__Given task__. Skip the pictures, please, and write out exactly the lines from the opening of the data through the line containing "var energyTicks = [0,500,1000,1500,2000,2500,3000,3500];".

■ ■ ■ ■ ■ ■ ■

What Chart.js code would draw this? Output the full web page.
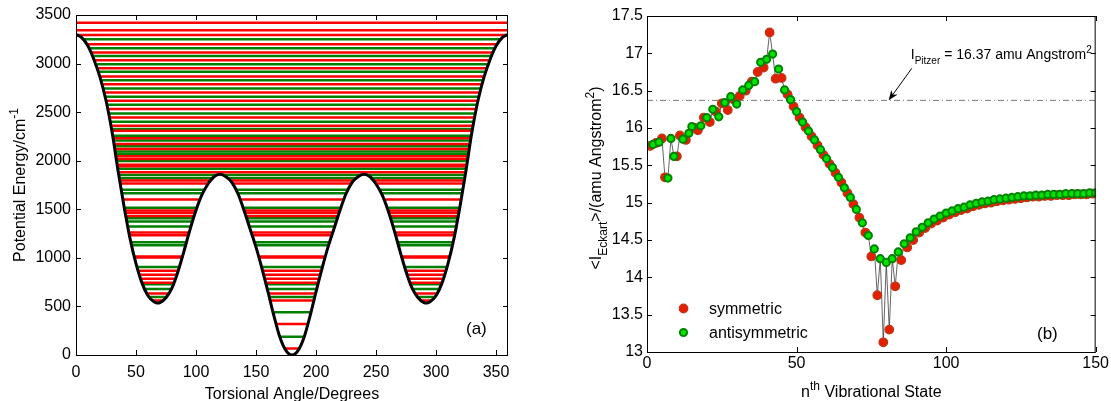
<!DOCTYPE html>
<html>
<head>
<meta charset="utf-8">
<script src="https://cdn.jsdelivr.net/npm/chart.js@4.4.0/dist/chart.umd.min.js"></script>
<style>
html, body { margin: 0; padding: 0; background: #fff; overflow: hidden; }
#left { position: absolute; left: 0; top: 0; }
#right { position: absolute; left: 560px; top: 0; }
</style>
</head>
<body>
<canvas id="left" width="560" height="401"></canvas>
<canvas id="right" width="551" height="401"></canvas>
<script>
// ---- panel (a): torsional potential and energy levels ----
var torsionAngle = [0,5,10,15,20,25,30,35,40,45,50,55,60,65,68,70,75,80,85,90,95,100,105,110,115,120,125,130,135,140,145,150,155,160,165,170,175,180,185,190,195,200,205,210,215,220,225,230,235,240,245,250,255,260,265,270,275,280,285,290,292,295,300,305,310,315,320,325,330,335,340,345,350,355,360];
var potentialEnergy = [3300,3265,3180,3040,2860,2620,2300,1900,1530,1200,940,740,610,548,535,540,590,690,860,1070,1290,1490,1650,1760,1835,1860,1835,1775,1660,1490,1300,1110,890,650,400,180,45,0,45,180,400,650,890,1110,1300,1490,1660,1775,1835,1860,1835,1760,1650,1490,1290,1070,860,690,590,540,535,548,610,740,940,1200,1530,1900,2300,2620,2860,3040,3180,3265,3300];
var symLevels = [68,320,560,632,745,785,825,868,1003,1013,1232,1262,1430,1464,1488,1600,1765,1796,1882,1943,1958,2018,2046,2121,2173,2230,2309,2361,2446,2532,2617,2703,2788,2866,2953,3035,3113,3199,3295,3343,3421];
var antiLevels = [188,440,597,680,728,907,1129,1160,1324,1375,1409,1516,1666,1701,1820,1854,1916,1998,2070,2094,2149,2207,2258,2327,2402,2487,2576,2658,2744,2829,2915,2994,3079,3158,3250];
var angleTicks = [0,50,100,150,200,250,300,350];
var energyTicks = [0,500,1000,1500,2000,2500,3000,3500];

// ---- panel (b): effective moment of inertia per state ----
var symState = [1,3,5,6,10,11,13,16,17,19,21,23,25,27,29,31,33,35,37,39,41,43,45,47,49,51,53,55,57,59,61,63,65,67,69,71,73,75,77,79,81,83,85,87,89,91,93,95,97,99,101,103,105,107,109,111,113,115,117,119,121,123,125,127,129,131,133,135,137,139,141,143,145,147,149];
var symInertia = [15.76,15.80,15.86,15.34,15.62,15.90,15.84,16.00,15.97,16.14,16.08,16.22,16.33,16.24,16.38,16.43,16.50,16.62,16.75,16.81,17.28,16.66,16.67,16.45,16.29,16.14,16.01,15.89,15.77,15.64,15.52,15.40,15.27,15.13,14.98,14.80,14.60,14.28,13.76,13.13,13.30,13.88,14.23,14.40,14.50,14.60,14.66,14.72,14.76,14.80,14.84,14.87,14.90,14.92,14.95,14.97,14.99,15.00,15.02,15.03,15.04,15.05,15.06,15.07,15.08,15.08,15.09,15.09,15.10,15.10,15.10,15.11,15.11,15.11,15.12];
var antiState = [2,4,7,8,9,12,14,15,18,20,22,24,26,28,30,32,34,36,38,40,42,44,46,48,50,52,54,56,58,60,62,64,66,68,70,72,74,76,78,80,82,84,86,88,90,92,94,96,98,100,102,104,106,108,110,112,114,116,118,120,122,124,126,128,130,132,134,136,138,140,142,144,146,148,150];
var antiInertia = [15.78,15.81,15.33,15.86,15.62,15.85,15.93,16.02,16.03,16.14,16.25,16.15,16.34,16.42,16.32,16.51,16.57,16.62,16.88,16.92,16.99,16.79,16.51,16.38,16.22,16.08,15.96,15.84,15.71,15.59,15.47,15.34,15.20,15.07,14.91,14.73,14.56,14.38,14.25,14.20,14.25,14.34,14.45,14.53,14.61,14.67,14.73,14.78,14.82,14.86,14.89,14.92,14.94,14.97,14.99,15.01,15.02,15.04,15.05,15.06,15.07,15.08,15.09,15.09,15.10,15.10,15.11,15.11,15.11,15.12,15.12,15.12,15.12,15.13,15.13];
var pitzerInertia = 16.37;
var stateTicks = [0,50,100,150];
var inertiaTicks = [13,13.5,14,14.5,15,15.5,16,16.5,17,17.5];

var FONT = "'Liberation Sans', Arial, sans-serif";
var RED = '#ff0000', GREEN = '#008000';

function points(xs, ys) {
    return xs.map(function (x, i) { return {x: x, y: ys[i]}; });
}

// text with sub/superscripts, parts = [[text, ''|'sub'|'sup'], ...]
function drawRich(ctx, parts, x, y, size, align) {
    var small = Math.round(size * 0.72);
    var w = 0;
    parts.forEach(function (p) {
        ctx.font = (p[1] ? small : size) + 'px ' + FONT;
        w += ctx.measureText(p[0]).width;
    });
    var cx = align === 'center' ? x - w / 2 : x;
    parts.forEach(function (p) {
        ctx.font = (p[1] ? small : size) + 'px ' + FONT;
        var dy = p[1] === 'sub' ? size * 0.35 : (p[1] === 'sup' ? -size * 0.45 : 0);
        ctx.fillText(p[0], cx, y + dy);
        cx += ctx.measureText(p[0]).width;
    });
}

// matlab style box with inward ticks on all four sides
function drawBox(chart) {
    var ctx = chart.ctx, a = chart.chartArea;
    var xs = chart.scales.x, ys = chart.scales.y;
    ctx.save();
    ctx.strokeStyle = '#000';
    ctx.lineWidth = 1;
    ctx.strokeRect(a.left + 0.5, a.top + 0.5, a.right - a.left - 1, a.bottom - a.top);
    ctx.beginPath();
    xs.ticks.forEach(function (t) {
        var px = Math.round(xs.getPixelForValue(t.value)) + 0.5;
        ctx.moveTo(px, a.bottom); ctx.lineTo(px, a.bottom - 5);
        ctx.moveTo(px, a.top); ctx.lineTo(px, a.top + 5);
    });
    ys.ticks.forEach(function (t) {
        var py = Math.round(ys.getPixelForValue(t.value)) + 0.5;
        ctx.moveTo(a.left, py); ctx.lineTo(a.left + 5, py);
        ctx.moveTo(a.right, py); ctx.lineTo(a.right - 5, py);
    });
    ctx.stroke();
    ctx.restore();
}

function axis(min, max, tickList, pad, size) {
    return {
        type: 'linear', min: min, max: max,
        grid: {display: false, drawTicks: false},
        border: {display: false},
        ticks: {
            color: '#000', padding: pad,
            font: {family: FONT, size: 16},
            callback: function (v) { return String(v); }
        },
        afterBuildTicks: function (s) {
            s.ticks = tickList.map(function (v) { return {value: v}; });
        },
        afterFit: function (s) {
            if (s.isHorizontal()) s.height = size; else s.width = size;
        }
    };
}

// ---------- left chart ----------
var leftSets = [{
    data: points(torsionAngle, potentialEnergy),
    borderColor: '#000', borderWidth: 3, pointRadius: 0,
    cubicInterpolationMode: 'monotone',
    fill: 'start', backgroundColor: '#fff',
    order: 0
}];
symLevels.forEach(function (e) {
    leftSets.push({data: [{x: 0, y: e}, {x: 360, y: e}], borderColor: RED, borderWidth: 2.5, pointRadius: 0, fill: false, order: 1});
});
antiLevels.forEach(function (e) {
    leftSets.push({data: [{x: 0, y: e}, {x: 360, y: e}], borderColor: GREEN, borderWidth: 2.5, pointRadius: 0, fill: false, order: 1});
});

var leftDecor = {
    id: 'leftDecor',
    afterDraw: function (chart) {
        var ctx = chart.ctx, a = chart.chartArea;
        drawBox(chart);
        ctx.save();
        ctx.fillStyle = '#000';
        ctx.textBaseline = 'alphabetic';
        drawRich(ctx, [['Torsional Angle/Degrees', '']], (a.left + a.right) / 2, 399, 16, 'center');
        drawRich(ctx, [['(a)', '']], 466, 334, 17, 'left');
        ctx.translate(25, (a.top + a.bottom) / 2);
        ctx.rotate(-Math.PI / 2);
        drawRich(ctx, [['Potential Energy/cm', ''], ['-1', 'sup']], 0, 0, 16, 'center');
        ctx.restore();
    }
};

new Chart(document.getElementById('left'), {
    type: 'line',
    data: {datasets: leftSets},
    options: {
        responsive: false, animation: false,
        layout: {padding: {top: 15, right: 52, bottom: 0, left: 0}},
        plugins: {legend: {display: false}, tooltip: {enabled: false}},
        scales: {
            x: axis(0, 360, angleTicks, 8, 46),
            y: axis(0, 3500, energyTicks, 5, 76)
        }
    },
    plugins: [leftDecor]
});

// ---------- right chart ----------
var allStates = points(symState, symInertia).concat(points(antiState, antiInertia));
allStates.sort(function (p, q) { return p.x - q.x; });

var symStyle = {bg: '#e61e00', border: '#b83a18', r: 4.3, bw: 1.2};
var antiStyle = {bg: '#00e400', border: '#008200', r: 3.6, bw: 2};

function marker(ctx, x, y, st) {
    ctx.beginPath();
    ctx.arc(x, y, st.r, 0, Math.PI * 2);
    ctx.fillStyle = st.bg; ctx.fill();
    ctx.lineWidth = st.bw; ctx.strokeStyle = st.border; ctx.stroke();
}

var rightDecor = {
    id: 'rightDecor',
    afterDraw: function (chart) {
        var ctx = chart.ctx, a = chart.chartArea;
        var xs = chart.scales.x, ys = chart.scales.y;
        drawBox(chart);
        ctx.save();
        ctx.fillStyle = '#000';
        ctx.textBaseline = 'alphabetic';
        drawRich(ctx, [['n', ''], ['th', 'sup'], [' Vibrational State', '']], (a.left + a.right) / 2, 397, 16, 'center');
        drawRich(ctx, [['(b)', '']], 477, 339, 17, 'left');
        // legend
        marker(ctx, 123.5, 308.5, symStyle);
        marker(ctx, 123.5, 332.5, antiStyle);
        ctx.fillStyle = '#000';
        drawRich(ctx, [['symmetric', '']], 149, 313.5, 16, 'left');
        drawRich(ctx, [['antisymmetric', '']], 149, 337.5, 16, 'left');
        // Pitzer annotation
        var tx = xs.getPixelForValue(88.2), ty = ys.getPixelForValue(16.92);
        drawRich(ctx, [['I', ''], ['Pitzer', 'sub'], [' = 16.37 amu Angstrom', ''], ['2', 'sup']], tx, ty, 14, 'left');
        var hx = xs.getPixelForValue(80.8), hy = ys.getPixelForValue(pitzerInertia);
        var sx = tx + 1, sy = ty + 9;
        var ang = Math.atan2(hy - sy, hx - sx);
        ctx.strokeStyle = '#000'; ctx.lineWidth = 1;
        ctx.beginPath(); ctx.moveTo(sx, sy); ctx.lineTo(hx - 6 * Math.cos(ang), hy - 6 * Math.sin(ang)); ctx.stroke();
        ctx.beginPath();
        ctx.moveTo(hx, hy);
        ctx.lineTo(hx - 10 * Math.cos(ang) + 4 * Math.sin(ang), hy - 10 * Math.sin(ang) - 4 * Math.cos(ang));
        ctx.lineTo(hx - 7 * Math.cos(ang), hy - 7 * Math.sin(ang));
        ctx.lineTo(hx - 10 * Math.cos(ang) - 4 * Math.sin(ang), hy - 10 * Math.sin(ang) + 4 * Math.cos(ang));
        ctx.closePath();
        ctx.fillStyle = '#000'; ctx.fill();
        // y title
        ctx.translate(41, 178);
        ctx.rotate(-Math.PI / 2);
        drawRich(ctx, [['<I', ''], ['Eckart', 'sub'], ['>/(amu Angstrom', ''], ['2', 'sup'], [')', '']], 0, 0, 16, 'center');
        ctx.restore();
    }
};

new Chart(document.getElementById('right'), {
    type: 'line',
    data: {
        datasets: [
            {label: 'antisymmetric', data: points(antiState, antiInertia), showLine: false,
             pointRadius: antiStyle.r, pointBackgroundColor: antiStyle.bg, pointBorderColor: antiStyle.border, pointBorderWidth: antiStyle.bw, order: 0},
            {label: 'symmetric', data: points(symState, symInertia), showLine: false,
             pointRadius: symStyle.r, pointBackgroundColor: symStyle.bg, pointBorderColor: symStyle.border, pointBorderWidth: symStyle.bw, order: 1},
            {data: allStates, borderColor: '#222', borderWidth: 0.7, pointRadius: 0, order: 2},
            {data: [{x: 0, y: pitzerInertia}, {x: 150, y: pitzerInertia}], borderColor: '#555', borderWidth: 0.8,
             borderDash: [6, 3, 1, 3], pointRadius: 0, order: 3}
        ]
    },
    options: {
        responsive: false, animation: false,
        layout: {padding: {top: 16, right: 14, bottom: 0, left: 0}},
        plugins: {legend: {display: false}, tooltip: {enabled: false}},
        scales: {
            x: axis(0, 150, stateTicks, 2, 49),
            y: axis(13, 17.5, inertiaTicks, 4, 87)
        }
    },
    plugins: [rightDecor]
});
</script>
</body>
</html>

■ ■ ■ ■ ■ ■ ■

__Response to the task__.
What Chart.js code would draw this? Output the full web page.
<!DOCTYPE html>
<html>
<head>
<meta charset="utf-8">
<script src="https://cdn.jsdelivr.net/npm/chart.js@4.4.0/dist/chart.umd.min.js"></script>
<style>
html, body { margin: 0; padding: 0; background: #fff; overflow: hidden; }
#left { position: absolute; left: 0; top: 0; }
#right { position: absolute; left: 560px; top: 0; }
</style>
</head>
<body>
<canvas id="left" width="560" height="401"></canvas>
<canvas id="right" width="551" height="401"></canvas>
<script>
// ---- panel (a): torsional potential and energy levels ----
var torsionAngle = [0,5,10,15,20,25,30,35,40,45,50,55,60,65,68,70,75,80,85,90,95,100,105,110,115,120,125,130,135,140,145,150,155,160,165,170,175,180,185,190,195,200,205,210,215,220,225,230,235,240,245,250,255,260,265,270,275,280,285,290,292,295,300,305,310,315,320,325,330,335,340,345,350,355,360];
var potentialEnergy = [3300,3265,3180,3040,2860,2620,2300,1900,1530,1200,940,740,610,548,535,540,590,690,860,1070,1290,1490,1650,1760,1835,1860,1835,1775,1660,1490,1300,1110,890,650,400,180,45,0,45,180,400,650,890,1110,1300,1490,1660,1775,1835,1860,1835,1760,1650,1490,1290,1070,860,690,590,540,535,548,610,740,940,1200,1530,1900,2300,2620,2860,3040,3180,3265,3300];
var symLevels = [68,320,560,632,745,785,825,868,1003,1013,1232,1262,1430,1464,1488,1600,1765,1796,1882,1943,1958,2018,2046,2121,2173,2230,2309,2361,2446,2532,2617,2703,2788,2866,2953,3035,3113,3199,3295,3343,3421];
var antiLevels = [188,440,597,680,728,907,1129,1160,1324,1375,1409,1516,1666,1701,1820,1854,1916,1998,2070,2094,2149,2207,2258,2327,2402,2487,2576,2658,2744,2829,2915,2994,3079,3158,3250];
var angleTicks = [0,50,100,150,200,250,300,350];
var energyTicks = [0,500,1000,1500,2000,2500,3000,3500];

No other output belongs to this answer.